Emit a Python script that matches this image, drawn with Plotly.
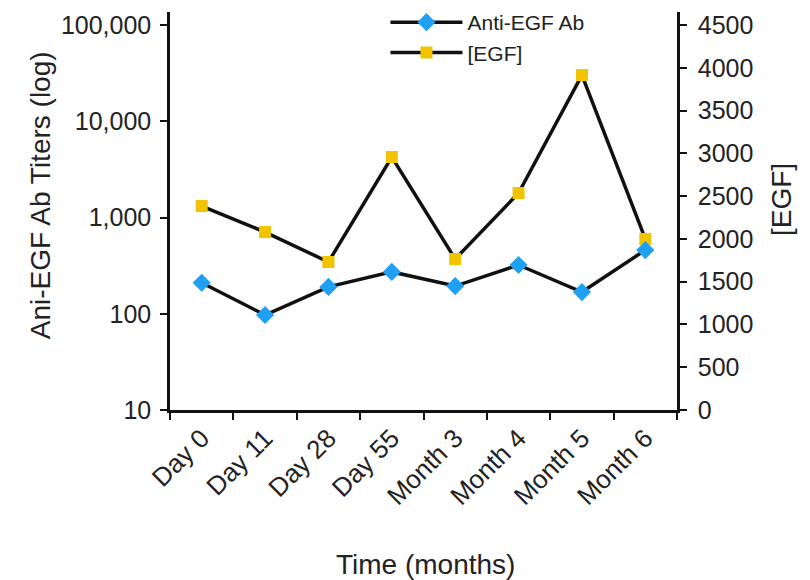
import plotly.graph_objects as go

# Sampling time points
time_points = ["Day 0", "Day 11", "Day 28", "Day 55", "Month 3", "Month 4", "Month 5", "Month 6"]

# Anti-EGF antibody titers (log scale, left axis)
anti_egf_ab = [210, 97, 190, 272, 194, 321, 168, 459]

# EGF concentration (linear scale, right axis)
egf_conc = [2384, 2080, 1730, 2957, 1765, 2536, 3915, 1999]

log_ticks = [10, 100, 1000, 10000, 100000]

FONT = "Liberation Sans, Arial, sans-serif"
INK = "#222222"

fig = go.Figure()

fig.add_trace(go.Scatter(
    x=time_points, y=egf_conc, name="[EGF]", yaxis="y",
    mode="lines+markers",
    line=dict(color="#111111", width=3.5),
    marker=dict(symbol="square", size=12, color="#F2C400"),
    legendrank=2,
))

fig.add_trace(go.Scatter(
    x=time_points, y=anti_egf_ab, name="Anti-EGF Ab", yaxis="y2",
    mode="lines+markers",
    line=dict(color="#111111", width=3.5),
    marker=dict(symbol="diamond", size=14, color="#1FA0F2"),
    legendrank=1,
))

axis_common = dict(
    showline=True, linecolor="#111111", linewidth=2.5,
    ticks="outside", ticklen=7, tickwidth=2, tickcolor="#111111",
    showgrid=False, zeroline=False,
)

title_font = dict(family=FONT, size=28, color=INK)

fig.update_layout(
    width=810, height=580,
    margin=dict(l=170, r=133, t=12, b=170, autoexpand=False),
    paper_bgcolor="white", plot_bgcolor="white",
    font=dict(family=FONT, color=INK),
    xaxis=dict(
        **axis_common,
        type="category", categoryorder="array", categoryarray=time_points,
        range=[-0.5, 7.5], tickson="boundaries", tickangle=-45,
        tickfont=dict(family=FONT, size=26, color=INK),
    ),
    yaxis=dict(
        **axis_common,
        side="right", range=[0, 4652], tickvals=list(range(0, 4501, 500)),
        tickformat="d", ticklabelstandoff=6,
        tickfont=dict(family=FONT, size=25, color=INK),
    ),
    yaxis2=dict(
        **axis_common,
        side="left", overlaying="y", type="log", range=[1, 5.135],
        tickvals=log_ticks, tickformat=",d", ticklabelstandoff=4,
        tickfont=dict(family=FONT, size=25, color=INK),
    ),
    legend=dict(
        x=0.425, y=1.025, xanchor="left", yanchor="top",
        bgcolor="rgba(0,0,0,0)", itemwidth=72,
        font=dict(family=FONT, size=21, color=INK),
        tracegroupgap=0,
    ),
    showlegend=True,
    annotations=[
        dict(text="Ani-EGF Ab Titers (log)", xref="paper", yref="paper",
             x=-0.256, y=0.54, textangle=-90, showarrow=False,
             xanchor="center", yanchor="middle", font=title_font),
        dict(text="[EGF]", xref="paper", yref="paper",
             x=1.205, y=0.53, textangle=-90, showarrow=False,
             xanchor="center", yanchor="middle", font=title_font),
        dict(text="Time (months)", xref="paper", yref="paper",
             x=0.503, y=-0.389, showarrow=False,
             xanchor="center", yanchor="middle", font=title_font),
    ],
)

fig.write_html("out.html")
•••
◆ Aim
Replicate the material above verbatim; images stay out of the copy.

◆ Written solution
Emit a Python script that matches this image, drawn with Plotly.
import plotly.graph_objects as go

# Sampling time points
time_points = ["Day 0", "Day 11", "Day 28", "Day 55", "Month 3", "Month 4", "Month 5", "Month 6"]

# Anti-EGF antibody titers (log scale, left axis)
anti_egf_ab = [210, 97, 190, 272, 194, 321, 168, 459]

# EGF concentration (linear scale, right axis)
egf_conc = [2384, 2080, 1730, 2957, 1765, 2536, 3915, 1999]

log_ticks = [10, 100, 1000, 10000, 100000]

FONT = "Liberation Sans, Arial, sans-serif"
INK = "#222222"

fig = go.Figure()

fig.add_trace(go.Scatter(
    x=time_points, y=egf_conc, name="[EGF]", yaxis="y",
    mode="lines+markers",
    line=dict(color="#111111", width=3.5),
    marker=dict(symbol="square", size=12, color="#F2C400"),
    legendrank=2,
))

fig.add_trace(go.Scatter(
    x=time_points, y=anti_egf_ab, name="Anti-EGF Ab", yaxis="y2",
    mode="lines+markers",
    line=dict(color="#111111", width=3.5),
    marker=dict(symbol="diamond", size=14, color="#1FA0F2"),
    legendrank=1,
))

axis_common = dict(
    showline=True, linecolor="#111111", linewidth=2.5,
    ticks="outside", ticklen=7, tickwidth=2, tickcolor="#111111",
    showgrid=False, zeroline=False,
)

title_font = dict(family=FONT, size=28, color=INK)

fig.update_layout(
    width=810, height=580,
    margin=dict(l=170, r=133, t=12, b=170, autoexpand=False),
    paper_bgcolor="white", plot_bgcolor="white",
    font=dict(family=FONT, color=INK),
    xaxis=dict(
        **axis_common,
        type="category", categoryorder="array", categoryarray=time_points,
        range=[-0.5, 7.5], tickson="boundaries", tickangle=-45,
        tickfont=dict(family=FONT, size=26, color=INK),
    ),
    yaxis=dict(
        **axis_common,
        side="right", range=[0, 4652], tickvals=list(range(0, 4501, 500)),
        tickformat="d", ticklabelstandoff=6,
        tickfont=dict(family=FONT, size=25, color=INK),
    ),
    yaxis2=dict(
        **axis_common,
        side="left", overlaying="y", type="log", range=[1, 5.135],
        tickvals=log_ticks, tickformat=",d", ticklabelstandoff=4,
        tickfont=dict(family=FONT, size=25, color=INK),
    ),
    legend=dict(
        x=0.425, y=1.025, xanchor="left", yanchor="top",
        bgcolor="rgba(0,0,0,0)", itemwidth=72,
        font=dict(family=FONT, size=21, color=INK),
        tracegroupgap=0,
    ),
    showlegend=True,
    annotations=[
        dict(text="Ani-EGF Ab Titers (log)", xref="paper", yref="paper",
             x=-0.256, y=0.54, textangle=-90, showarrow=False,
             xanchor="center", yanchor="middle", font=title_font),
        dict(text="[EGF]", xref="paper", yref="paper",
             x=1.205, y=0.53, textangle=-90, showarrow=False,
             xanchor="center", yanchor="middle", font=title_font),
        dict(text="Time (months)", xref="paper", yref="paper",
             x=0.503, y=-0.389, showarrow=False,
             xanchor="center", yanchor="middle", font=title_font),
    ],
)

fig.write_html("out.html")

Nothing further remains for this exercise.